Tributylhexadecylphosphonium Modification Strategy to Construct Gold Nanoprobes for the Detection of Aqueous Cr(III)-Organic Complexes.

Most metal probes based on gold nanoparticles (AuNPs) are designed for free metal ions in synthetic waters, and very few are applicable in the detection of metal-organic complexes ubiquitous in real water samples. In this study, we proposed a novel colorimetric nanoprobe strategy for complexed Cr(III) species based on the analyte-induced aggregation of AuNPs, as coated by a cationic surfactant tributylhexadecylphosphonium bromide (THPB) instead of traditional carboxyl modifiers. Such a detection system could be realized via both naked eye and/or UV-vis spectroscopy with detection limits of 8.0 and 0.29 μM, respectively, much lower than its allowable maximum level in industrial effluent as regulated by China EPA (1.5 mg Cr/L, ∼30 μM). The proposed detection system also exhibits high selectivity against various interfering substances including free ions, small organic molecules, and other metal-citrate complexes.

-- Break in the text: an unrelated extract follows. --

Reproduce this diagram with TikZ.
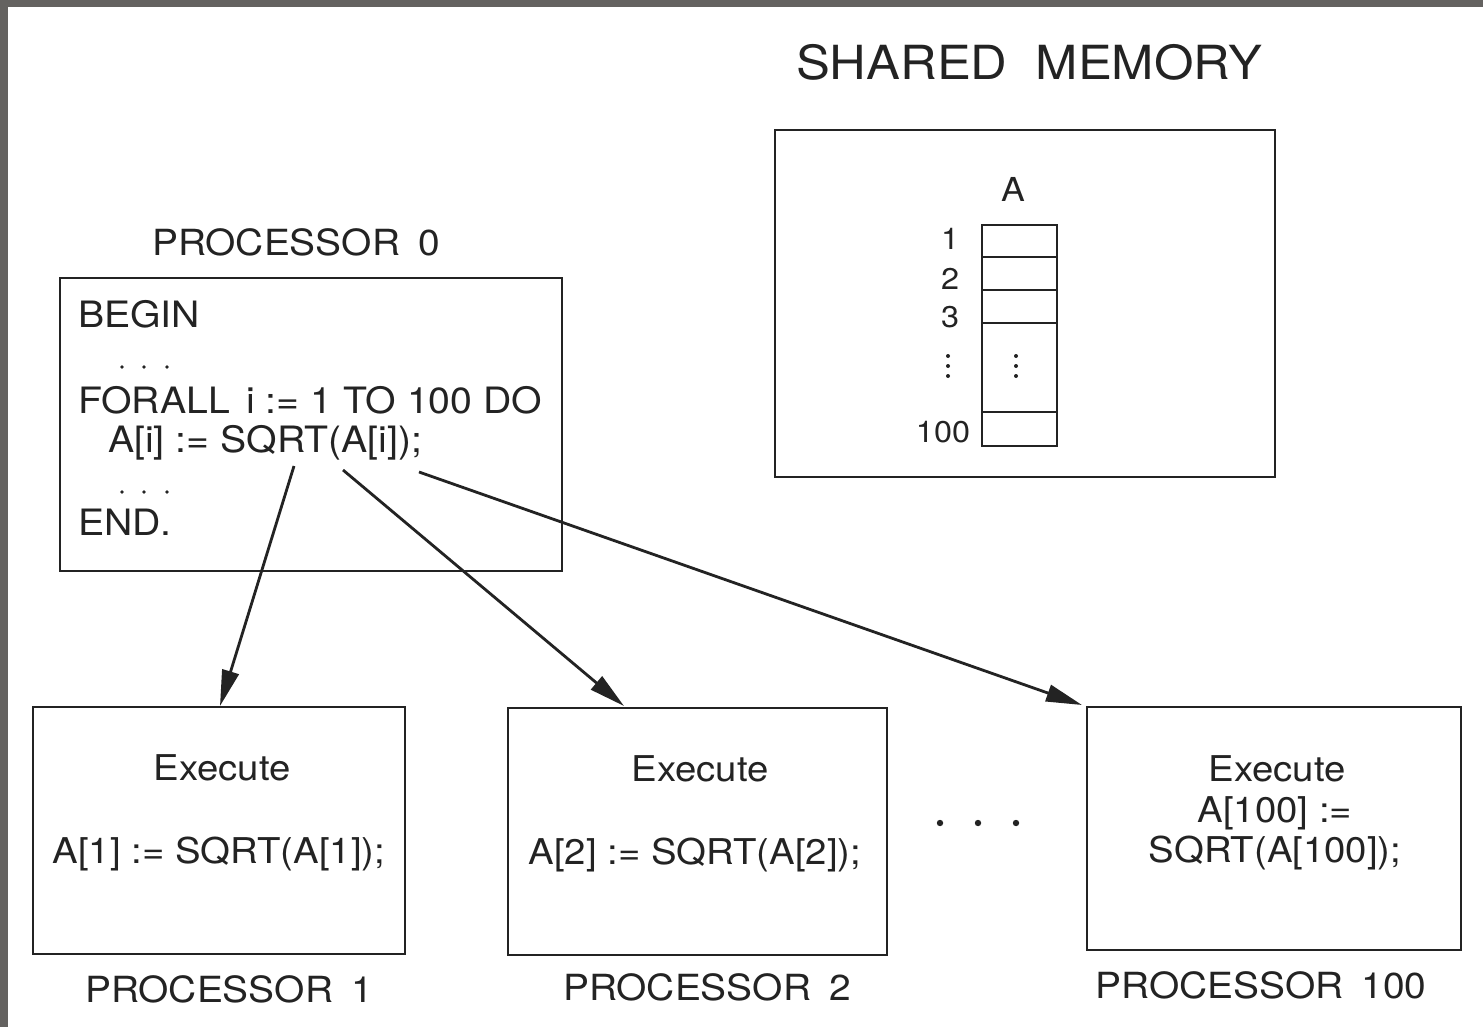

The unique hydrolysis and extremely slow decomplexation of Cr(III) are believed to favor the formation of the specific interaction between Cr(III)-citrate and THPB-AuNPs, as verified by X-ray photoelectron spectroscopy characterization, thus endowing the nanoprobe with specific discrimination of the complexed Cr(III) via the aggregation of THPB-AuNPs. Also, the THPB-AuNPs could be stored at room temperature for 30 days and maintain constant detection performance. Moreover, the quantitative detection of Cr(III)-organic complexes with the background of various real water samples agreed well with that based on inductively coupled plasma atomic emission spectrometry, making it an attractive alternative for on-site detection of authentic samples containing Cr(III)-organic species.